The second code example shows analogous OpenACC input that can be used to generate the same FPGA-specific customizations as the HLS OpenCL example, using the OpenACC-to-FPGA framework.
The figure shows the improvements in performance realized by applying the FPGA-specific optimizations developed in the OpenACC-to-FPGA framework on a Jacobi kernel using two FPGAs: an Intel Arria 10 (top graph) and an Intel Stratix 10 (bottom graph). The OpenACC-to-FPGA framework highlights three different execution modes in the figure: multi-threaded kernels (nd, blue bars), single-threaded pipelined kernels (swi, orange bars), and hybrid applications that contain both single-threaded and multi-threaded kernels (green bars). Within each mode, additional FPGA-specific optimizations can be applied, abbreviated in the labels as coll for loop collapsing, numc for compute unit replication, etc. Generally, as we apply more optimizations within the framework we see increased performance, indicated in the figure by lower runtimes and smaller bars. To read more about these optimizations and their applications, see the full paper linked below.
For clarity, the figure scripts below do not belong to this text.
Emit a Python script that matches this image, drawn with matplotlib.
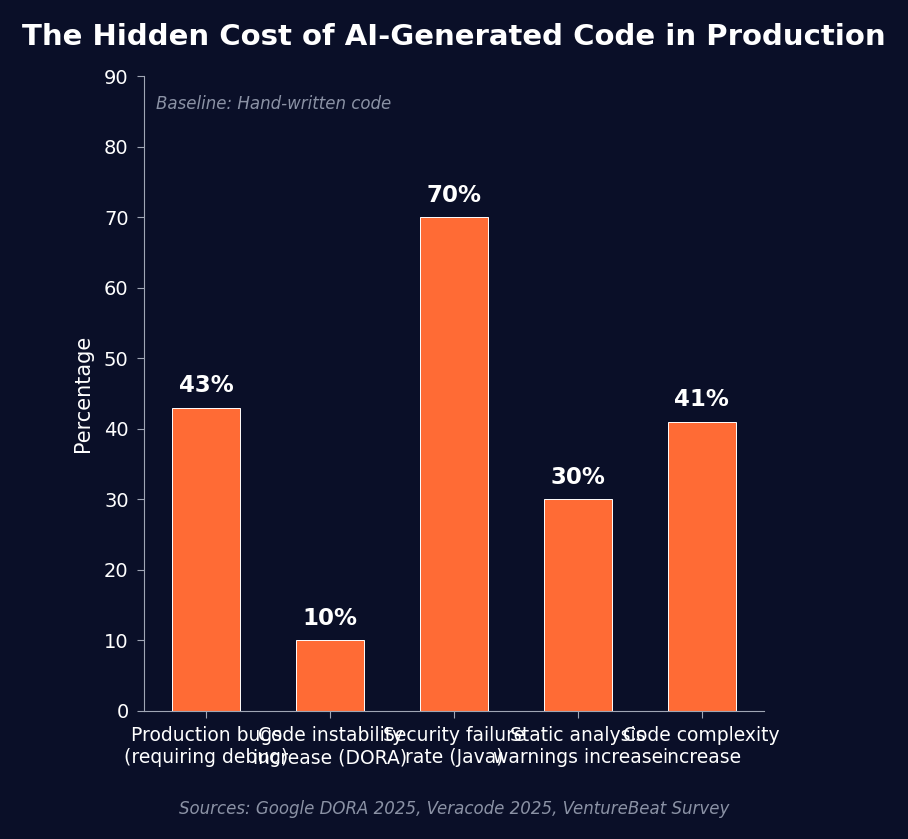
import matplotlib.pyplot as plt
import numpy as np

# dati
categories = ['Production bugs\n(requiring debug)', 'Code instability\nincrease (DORA)',
              'Security failure\nrate (Java)', 'Static analysis\nwarnings increase',
              'Code complexity\nincrease']
values = [43, 10, 70, 30, 41]

bg = '#0a0f28'
bar_color = '#ff6b35'
grey = '#8b92a5'
spine_grey = '#a0a6b5'

fig, ax = plt.subplots(figsize=(9.08, 8.39), dpi=100)
fig.patch.set_facecolor(bg)
ax.set_facecolor(bg)
fig.subplots_adjust(left=0.1586, right=0.8414, top=0.9094, bottom=0.1526)

x = np.arange(len(categories))
bars = ax.bar(x, values, width=0.55, color=bar_color, edgecolor='white', linewidth=0.7)

# etichette sopra le barre
for b, v in zip(bars, values):
    ax.text(b.get_x() + b.get_width() / 2, v + 1.5, f'{v}%', ha='center', va='bottom',
            color='white', fontsize=16.5, fontweight='bold')

ax.set_ylim(0, 90)
ax.set_xticks(x)
ax.set_xticklabels(categories, fontsize=13.5, color='white')
ax.tick_params(axis='x', colors=spine_grey, labelcolor='white', length=5, pad=6)
ax.tick_params(axis='y', colors=spine_grey, labelcolor='white', labelsize=14, length=5, pad=6)
ax.set_ylabel('Percentage', color='white', fontsize=15, labelpad=8)

for s in ['top', 'right']:
    ax.spines[s].set_visible(False)
for s in ['left', 'bottom']:
    ax.spines[s].set_color(spine_grey)

ax.text(0.02, 0.97, 'Baseline: Hand-written code', transform=ax.transAxes,
        color=grey, fontsize=12, style='italic', va='top')

fig.suptitle('The Hidden Cost of AI-Generated Code in Production', color='white',
             fontsize=21, fontweight='bold', x=0.5, y=0.972)
fig.text(0.5, 0.03, 'Sources: Google DORA 2025, Veracode 2025, VentureBeat Survey',
         ha='center', color=grey, fontsize=12, style='italic')

plt.savefig('out.png', dpi=100, facecolor=bg)
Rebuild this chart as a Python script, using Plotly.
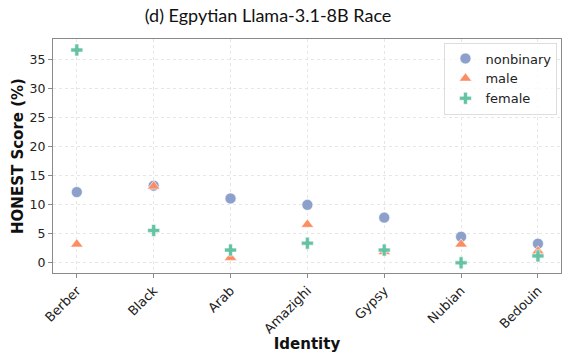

While the power of HDLs may never be realized at the abstraction level of OpenACC, the University of Oregon and Oak Ridge National Laboratory team plans to continue investigating OpenACC as a promising option for high-performance FPGA-accelerated scientific code. The team plans to continue development of the OpenACC-to-FPGA framework to include more FPGA-specific customizations while maintaining the OpenACC spirit of natural and simple programming.